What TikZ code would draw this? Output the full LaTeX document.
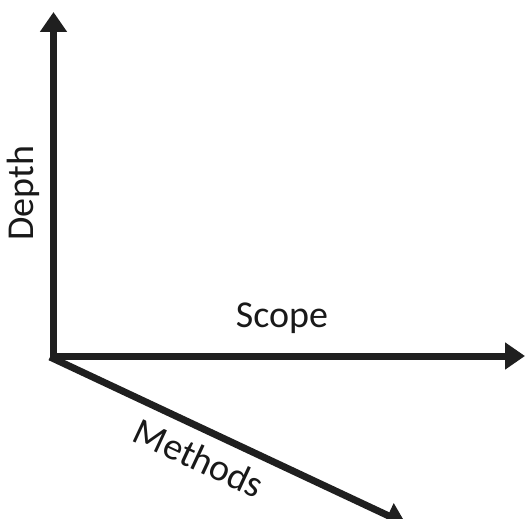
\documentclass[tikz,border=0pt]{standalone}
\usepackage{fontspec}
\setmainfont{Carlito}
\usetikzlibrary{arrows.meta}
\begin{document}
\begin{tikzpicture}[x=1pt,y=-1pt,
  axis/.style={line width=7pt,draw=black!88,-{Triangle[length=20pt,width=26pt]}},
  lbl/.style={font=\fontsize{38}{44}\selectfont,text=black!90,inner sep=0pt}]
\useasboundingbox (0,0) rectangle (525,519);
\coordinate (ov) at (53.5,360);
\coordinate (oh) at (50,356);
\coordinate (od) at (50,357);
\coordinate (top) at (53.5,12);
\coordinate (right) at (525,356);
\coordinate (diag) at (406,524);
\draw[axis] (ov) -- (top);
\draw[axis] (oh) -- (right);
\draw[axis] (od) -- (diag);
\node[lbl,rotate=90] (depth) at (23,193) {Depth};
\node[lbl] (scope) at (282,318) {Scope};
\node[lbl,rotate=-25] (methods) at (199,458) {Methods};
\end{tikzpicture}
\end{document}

==

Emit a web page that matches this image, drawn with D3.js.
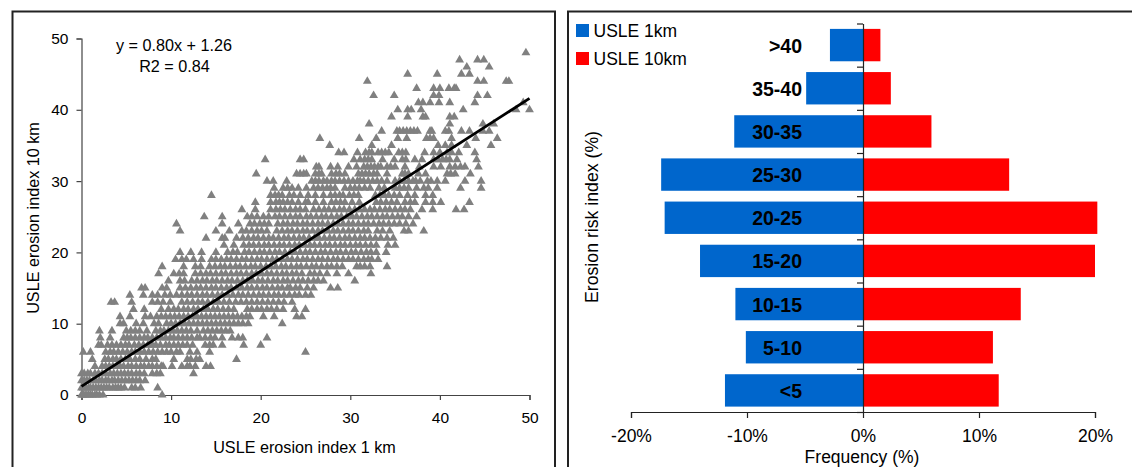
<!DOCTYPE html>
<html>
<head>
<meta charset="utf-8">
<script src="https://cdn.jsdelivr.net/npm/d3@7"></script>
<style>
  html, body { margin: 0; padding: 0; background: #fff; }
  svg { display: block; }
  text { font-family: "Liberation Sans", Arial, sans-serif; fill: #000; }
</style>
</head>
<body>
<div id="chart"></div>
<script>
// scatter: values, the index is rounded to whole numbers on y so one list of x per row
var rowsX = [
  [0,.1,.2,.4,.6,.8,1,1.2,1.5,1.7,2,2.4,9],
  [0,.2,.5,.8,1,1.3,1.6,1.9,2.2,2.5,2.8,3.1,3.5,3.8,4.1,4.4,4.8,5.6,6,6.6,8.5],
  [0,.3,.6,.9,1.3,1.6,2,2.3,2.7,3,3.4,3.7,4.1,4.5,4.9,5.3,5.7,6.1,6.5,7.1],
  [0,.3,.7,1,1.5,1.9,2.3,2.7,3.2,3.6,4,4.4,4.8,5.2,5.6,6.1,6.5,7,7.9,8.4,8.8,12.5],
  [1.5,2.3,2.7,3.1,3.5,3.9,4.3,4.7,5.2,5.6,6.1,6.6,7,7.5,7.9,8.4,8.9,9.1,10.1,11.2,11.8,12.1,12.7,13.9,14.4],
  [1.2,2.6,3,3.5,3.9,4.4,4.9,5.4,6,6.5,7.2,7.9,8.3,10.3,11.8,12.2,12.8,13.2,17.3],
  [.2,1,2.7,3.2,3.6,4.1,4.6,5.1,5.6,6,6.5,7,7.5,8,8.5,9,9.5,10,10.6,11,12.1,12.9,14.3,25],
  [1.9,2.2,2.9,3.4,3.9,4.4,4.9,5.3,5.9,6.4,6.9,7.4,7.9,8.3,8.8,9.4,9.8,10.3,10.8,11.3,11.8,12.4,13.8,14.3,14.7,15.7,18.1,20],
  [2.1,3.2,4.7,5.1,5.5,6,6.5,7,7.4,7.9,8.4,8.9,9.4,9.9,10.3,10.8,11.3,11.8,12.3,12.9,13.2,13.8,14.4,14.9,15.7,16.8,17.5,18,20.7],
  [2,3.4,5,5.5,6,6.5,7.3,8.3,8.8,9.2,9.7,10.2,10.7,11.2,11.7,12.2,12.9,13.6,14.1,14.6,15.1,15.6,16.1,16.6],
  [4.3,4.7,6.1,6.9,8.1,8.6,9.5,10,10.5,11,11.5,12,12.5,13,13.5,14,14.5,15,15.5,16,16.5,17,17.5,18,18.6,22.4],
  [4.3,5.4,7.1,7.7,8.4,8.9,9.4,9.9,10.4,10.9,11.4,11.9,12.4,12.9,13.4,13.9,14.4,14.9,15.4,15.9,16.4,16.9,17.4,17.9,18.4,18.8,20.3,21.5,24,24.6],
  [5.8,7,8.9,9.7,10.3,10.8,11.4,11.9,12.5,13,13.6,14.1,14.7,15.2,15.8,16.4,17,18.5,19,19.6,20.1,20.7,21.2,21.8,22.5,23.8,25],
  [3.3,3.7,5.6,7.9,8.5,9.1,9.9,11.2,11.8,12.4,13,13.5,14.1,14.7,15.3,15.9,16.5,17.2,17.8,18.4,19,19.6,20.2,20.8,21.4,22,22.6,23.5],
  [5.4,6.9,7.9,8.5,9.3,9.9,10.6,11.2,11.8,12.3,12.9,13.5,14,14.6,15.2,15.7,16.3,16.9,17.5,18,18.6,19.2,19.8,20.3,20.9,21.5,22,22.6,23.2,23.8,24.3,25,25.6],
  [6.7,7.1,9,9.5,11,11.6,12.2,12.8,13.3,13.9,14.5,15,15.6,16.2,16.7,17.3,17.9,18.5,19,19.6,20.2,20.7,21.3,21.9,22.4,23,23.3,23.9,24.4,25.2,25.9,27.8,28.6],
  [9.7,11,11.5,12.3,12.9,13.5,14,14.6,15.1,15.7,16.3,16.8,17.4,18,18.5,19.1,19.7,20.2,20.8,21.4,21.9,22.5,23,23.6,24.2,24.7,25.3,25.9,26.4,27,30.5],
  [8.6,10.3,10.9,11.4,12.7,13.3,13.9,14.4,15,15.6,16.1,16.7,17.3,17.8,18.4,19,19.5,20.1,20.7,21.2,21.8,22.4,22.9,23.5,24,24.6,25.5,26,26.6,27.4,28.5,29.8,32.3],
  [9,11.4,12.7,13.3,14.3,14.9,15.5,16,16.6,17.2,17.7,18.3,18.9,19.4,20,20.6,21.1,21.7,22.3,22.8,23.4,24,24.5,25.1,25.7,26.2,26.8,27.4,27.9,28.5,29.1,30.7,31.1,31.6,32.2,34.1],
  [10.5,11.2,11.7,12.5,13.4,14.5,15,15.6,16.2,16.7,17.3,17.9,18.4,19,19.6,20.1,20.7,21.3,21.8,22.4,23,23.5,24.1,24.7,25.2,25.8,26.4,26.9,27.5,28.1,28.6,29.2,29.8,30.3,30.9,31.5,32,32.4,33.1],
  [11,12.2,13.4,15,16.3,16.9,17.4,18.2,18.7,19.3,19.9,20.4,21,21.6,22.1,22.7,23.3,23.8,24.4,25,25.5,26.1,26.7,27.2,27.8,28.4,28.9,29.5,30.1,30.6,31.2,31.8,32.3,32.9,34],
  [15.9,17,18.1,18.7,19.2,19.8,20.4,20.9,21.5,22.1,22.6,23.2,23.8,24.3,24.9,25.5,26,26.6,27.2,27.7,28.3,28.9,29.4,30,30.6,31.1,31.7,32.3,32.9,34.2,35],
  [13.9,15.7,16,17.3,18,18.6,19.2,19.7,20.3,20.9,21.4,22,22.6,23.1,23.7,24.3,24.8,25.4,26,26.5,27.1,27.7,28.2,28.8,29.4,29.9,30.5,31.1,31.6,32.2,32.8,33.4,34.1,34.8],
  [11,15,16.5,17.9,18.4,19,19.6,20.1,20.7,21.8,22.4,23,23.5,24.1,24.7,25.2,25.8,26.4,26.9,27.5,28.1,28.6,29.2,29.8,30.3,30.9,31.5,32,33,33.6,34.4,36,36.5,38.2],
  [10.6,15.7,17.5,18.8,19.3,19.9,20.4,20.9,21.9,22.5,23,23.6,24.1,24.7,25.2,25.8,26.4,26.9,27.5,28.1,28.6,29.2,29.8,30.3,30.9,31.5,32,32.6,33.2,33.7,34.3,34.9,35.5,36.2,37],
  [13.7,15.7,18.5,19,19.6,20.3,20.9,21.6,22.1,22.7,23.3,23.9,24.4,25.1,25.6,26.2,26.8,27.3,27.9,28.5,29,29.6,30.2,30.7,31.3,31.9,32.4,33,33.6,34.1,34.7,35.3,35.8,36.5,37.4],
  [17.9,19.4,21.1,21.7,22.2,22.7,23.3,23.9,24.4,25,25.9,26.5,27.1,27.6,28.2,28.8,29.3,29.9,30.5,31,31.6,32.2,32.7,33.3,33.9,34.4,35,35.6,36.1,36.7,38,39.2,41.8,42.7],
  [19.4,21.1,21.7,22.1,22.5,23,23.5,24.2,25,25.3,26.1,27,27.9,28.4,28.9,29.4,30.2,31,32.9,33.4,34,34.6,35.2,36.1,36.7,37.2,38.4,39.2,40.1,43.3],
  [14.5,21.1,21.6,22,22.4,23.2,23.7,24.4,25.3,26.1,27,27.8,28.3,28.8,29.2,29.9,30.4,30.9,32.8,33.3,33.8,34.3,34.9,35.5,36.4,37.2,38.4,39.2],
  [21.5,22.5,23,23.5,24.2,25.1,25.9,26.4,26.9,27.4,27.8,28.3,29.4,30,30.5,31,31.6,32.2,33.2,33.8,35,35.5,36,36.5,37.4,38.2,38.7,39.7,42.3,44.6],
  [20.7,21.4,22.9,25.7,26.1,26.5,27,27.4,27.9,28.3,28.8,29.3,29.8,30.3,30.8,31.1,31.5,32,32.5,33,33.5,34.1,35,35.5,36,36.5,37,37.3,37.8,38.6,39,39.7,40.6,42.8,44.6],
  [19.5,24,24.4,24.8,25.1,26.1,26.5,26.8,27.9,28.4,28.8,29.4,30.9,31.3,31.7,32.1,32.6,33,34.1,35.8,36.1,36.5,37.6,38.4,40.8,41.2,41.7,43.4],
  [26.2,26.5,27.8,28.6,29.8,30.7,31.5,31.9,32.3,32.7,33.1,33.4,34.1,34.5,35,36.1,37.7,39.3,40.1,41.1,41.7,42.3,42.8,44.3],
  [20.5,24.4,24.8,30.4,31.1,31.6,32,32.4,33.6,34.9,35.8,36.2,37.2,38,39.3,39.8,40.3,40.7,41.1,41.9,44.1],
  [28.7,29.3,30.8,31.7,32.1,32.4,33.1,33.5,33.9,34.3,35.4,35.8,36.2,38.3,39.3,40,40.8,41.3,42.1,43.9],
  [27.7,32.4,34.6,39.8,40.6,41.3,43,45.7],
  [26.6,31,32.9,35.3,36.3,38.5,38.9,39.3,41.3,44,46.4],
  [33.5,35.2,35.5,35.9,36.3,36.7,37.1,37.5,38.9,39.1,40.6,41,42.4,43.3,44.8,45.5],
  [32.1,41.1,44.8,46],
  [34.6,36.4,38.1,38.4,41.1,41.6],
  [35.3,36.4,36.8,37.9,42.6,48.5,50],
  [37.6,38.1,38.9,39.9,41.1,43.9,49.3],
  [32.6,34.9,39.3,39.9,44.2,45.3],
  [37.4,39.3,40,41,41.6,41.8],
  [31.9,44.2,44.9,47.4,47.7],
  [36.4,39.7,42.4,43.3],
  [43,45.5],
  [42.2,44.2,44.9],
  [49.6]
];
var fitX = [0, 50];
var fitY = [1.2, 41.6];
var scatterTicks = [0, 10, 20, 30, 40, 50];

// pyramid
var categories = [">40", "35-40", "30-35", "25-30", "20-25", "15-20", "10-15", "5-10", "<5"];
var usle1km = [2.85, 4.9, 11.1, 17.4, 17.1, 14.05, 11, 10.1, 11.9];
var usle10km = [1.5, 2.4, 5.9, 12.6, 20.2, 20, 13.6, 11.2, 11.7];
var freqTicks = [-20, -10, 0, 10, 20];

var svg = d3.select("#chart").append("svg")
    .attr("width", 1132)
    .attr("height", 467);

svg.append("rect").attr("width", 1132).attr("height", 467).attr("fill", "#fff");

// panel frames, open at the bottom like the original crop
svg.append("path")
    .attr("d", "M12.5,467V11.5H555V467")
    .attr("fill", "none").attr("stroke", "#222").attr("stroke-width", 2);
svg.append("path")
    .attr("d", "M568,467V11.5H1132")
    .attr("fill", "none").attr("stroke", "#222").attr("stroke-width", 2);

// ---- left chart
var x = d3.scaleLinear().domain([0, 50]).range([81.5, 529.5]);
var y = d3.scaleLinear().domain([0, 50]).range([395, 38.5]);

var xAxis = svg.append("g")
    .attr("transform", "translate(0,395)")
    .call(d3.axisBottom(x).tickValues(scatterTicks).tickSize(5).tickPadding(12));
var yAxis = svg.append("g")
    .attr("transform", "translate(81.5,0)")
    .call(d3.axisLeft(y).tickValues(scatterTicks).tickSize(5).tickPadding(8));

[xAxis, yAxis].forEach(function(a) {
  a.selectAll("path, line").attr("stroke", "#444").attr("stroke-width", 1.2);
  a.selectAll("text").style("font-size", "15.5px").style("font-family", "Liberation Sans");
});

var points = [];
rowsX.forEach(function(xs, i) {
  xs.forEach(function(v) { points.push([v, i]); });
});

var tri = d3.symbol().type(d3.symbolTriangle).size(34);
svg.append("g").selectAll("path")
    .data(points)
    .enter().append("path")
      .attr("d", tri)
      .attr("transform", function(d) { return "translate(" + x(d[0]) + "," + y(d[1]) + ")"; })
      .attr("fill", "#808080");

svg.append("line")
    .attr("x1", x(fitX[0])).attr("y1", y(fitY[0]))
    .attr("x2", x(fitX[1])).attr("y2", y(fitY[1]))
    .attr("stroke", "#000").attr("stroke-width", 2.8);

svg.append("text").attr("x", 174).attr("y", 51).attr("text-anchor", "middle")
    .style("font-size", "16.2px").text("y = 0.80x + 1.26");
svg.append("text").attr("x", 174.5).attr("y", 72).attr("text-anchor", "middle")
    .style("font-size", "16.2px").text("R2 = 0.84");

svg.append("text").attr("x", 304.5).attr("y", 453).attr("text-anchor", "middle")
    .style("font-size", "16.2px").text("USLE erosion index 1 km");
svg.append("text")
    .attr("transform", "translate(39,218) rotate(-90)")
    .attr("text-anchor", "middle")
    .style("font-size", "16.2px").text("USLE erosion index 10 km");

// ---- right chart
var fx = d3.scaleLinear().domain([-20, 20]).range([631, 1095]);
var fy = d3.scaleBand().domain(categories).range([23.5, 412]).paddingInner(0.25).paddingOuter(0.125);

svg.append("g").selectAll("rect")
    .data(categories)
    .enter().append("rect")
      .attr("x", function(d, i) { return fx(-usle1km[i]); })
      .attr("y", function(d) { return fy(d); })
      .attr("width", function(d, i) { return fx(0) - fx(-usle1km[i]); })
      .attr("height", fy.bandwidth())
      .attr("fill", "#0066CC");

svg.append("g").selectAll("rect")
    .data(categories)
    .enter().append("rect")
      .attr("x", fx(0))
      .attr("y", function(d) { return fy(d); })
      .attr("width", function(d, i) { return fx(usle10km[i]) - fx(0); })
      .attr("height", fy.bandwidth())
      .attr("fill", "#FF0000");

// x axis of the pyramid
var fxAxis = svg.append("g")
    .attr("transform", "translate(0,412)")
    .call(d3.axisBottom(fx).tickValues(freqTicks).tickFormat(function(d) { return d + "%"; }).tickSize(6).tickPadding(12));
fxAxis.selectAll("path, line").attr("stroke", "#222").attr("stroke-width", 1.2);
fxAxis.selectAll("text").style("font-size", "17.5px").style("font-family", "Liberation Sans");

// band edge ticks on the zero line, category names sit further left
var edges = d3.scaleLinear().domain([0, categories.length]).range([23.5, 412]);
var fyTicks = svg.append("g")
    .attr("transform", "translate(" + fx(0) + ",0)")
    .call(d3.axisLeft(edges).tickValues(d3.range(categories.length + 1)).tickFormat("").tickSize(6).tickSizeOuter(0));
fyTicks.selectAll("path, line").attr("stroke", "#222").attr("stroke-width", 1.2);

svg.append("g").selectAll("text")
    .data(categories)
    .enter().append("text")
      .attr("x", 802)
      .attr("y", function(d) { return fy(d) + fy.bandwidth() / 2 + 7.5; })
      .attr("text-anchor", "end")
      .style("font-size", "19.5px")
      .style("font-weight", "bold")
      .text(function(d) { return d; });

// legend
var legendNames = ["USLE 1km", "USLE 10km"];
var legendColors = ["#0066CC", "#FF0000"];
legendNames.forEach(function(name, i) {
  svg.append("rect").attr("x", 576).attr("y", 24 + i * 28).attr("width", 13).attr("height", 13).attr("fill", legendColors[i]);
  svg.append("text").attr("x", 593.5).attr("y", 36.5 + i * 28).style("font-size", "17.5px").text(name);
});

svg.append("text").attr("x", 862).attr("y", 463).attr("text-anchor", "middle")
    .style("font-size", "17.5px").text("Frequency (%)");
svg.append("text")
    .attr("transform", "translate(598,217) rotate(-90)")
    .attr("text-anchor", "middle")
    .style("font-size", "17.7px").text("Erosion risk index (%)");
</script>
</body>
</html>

==

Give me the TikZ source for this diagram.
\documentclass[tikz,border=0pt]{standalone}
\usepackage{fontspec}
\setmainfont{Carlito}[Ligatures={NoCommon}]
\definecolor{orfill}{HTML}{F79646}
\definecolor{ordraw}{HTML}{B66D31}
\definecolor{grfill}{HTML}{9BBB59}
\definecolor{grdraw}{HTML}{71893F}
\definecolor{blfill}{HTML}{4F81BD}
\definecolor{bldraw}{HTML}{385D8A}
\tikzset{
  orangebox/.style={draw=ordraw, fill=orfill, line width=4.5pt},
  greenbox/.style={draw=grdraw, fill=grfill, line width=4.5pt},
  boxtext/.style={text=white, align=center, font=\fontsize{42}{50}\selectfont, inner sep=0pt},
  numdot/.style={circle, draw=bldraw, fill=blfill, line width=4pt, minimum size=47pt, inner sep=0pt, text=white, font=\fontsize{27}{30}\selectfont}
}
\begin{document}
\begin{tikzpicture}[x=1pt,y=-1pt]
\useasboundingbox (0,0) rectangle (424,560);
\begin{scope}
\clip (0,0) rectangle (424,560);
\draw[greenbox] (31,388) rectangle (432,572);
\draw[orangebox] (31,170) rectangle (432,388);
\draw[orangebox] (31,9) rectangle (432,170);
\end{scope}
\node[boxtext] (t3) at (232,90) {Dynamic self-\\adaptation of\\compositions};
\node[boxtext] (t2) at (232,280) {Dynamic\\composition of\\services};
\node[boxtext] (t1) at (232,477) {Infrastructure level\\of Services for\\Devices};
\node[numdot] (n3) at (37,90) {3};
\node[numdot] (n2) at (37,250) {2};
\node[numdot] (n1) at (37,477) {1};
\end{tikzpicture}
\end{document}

What the exercise asks: Find each line in the records holding the string "this" and show it.

Final answer:
What TikZ code would draw this? Output the full LaTeX document.
Emit a web page that matches this image, drawn with D3.js.
Give me the TikZ source for this diagram.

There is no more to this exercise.